§ **PROBLEM DESCRIPTION**
Your task is to reproduce, verbatim and without pictures, the lines from the opening of the listing through the line containing "LINE_STEP = 57.5".

# # # # #

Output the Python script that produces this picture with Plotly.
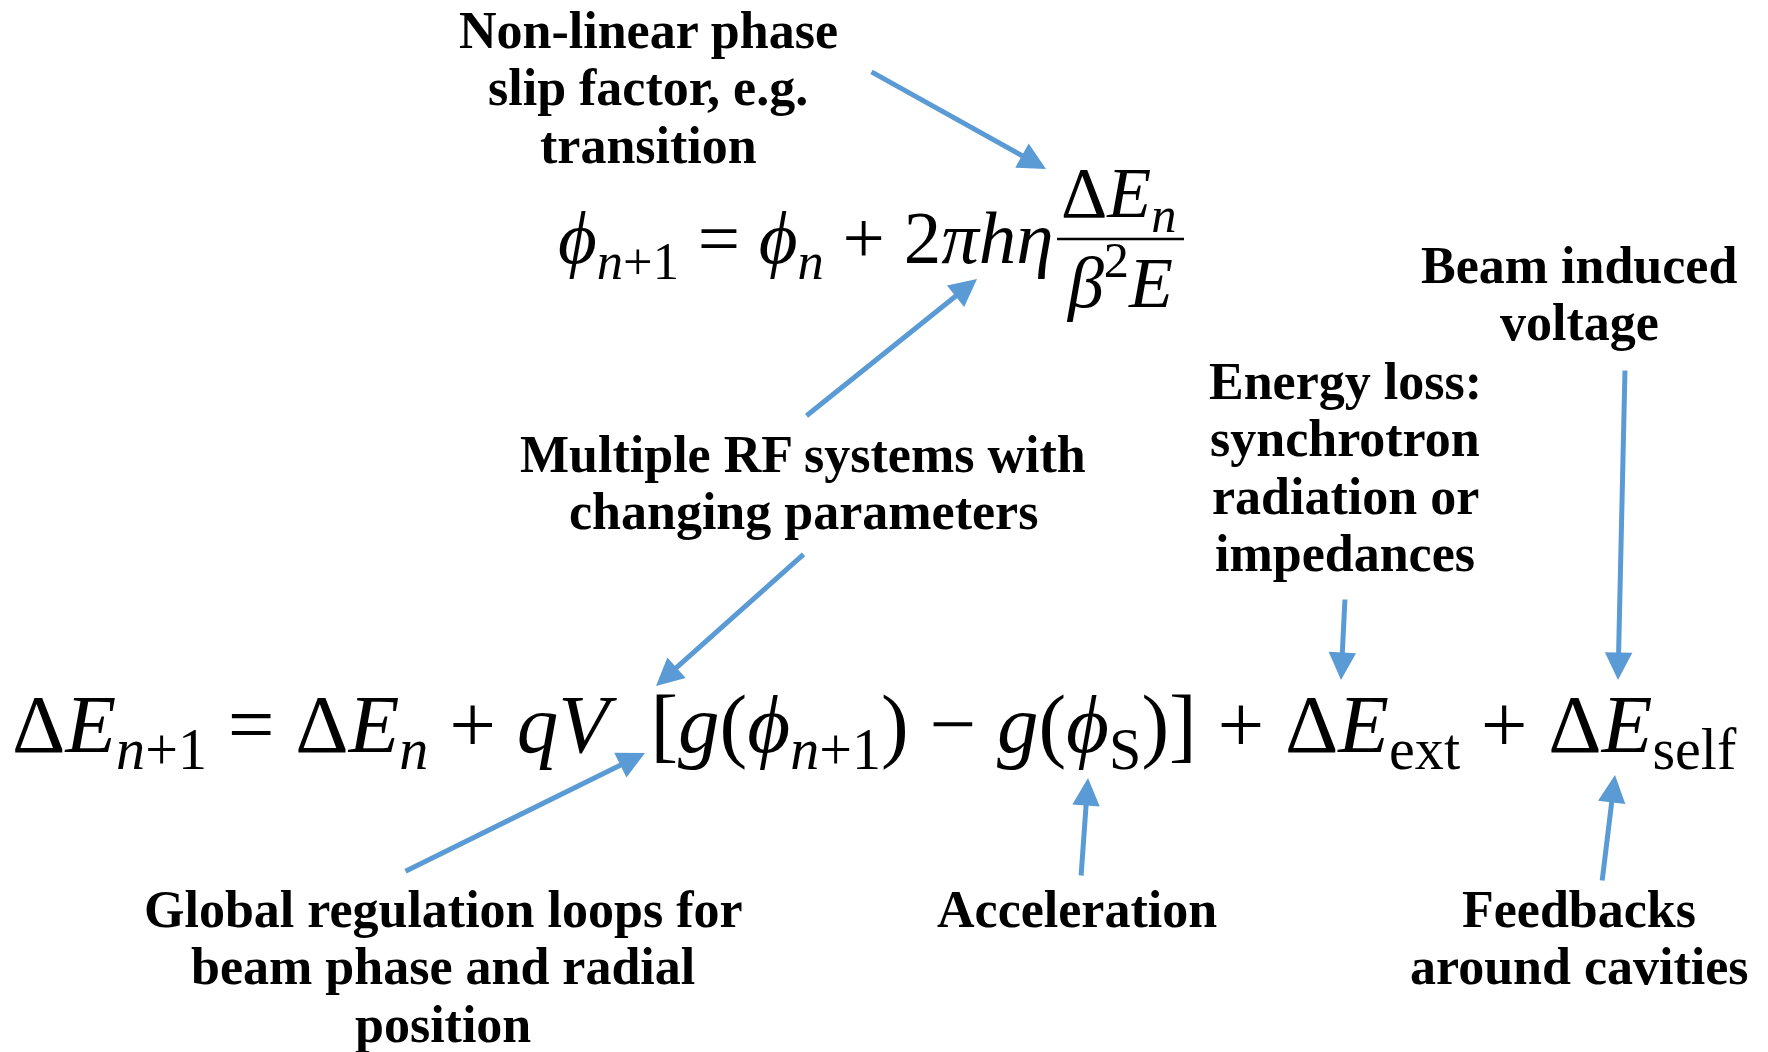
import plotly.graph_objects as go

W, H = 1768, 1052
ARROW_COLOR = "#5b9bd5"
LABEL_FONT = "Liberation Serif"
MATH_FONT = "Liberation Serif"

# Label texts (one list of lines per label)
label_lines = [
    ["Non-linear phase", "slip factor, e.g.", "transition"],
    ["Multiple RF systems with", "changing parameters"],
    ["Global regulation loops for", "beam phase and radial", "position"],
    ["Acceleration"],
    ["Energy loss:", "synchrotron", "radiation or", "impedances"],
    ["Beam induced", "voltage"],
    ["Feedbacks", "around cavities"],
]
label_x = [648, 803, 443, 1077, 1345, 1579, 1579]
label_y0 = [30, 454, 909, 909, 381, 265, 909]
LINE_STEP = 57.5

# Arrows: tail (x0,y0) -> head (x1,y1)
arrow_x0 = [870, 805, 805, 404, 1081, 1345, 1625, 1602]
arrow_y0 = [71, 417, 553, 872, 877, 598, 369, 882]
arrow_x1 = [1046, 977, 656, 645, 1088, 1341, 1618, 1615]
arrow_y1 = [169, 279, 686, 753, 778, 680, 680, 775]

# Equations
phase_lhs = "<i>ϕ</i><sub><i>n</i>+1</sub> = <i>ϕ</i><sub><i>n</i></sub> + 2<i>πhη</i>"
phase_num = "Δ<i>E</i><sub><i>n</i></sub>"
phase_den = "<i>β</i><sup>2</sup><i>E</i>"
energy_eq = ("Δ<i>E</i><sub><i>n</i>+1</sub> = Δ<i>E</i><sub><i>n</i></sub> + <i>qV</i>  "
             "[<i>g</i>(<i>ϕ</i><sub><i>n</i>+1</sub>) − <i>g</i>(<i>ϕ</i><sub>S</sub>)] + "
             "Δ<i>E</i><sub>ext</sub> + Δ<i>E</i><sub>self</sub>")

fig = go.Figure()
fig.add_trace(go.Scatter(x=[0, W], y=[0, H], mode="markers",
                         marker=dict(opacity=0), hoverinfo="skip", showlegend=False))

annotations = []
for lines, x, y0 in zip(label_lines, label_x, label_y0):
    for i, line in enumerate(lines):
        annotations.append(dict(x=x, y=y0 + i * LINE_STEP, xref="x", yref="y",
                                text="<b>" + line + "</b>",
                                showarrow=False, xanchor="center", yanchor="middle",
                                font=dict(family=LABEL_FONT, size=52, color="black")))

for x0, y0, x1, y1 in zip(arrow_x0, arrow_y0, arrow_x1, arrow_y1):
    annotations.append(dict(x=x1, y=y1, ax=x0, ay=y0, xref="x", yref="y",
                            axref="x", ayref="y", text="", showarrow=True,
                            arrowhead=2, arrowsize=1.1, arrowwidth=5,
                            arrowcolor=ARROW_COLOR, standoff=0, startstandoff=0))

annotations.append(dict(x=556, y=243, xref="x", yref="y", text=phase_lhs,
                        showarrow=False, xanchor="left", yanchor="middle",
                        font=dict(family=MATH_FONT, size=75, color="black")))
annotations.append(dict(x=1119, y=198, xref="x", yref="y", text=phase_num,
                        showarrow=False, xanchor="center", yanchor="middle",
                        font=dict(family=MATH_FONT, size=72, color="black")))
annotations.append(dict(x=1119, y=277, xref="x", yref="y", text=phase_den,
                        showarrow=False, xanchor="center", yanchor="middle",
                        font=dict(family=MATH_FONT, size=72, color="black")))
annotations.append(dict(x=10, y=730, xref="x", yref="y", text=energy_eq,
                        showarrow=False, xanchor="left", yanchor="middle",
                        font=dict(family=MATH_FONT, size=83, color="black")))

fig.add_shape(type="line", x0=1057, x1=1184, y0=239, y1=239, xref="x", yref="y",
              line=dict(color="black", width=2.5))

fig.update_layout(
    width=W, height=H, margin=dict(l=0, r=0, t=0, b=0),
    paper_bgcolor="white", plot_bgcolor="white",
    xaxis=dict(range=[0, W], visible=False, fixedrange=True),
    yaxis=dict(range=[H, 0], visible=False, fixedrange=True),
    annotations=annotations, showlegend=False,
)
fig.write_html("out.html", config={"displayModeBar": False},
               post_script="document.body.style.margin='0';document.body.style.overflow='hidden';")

# # # # #

§ **EXERCISE RESULT**
Output the Python script that produces this picture with Plotly.
import plotly.graph_objects as go

W, H = 1768, 1052
ARROW_COLOR = "#5b9bd5"
LABEL_FONT = "Liberation Serif"
MATH_FONT = "Liberation Serif"

# Label texts (one list of lines per label)
label_lines = [
    ["Non-linear phase", "slip factor, e.g.", "transition"],
    ["Multiple RF systems with", "changing parameters"],
    ["Global regulation loops for", "beam phase and radial", "position"],
    ["Acceleration"],
    ["Energy loss:", "synchrotron", "radiation or", "impedances"],
    ["Beam induced", "voltage"],
    ["Feedbacks", "around cavities"],
]
label_x = [648, 803, 443, 1077, 1345, 1579, 1579]
label_y0 = [30, 454, 909, 909, 381, 265, 909]
LINE_STEP = 57.5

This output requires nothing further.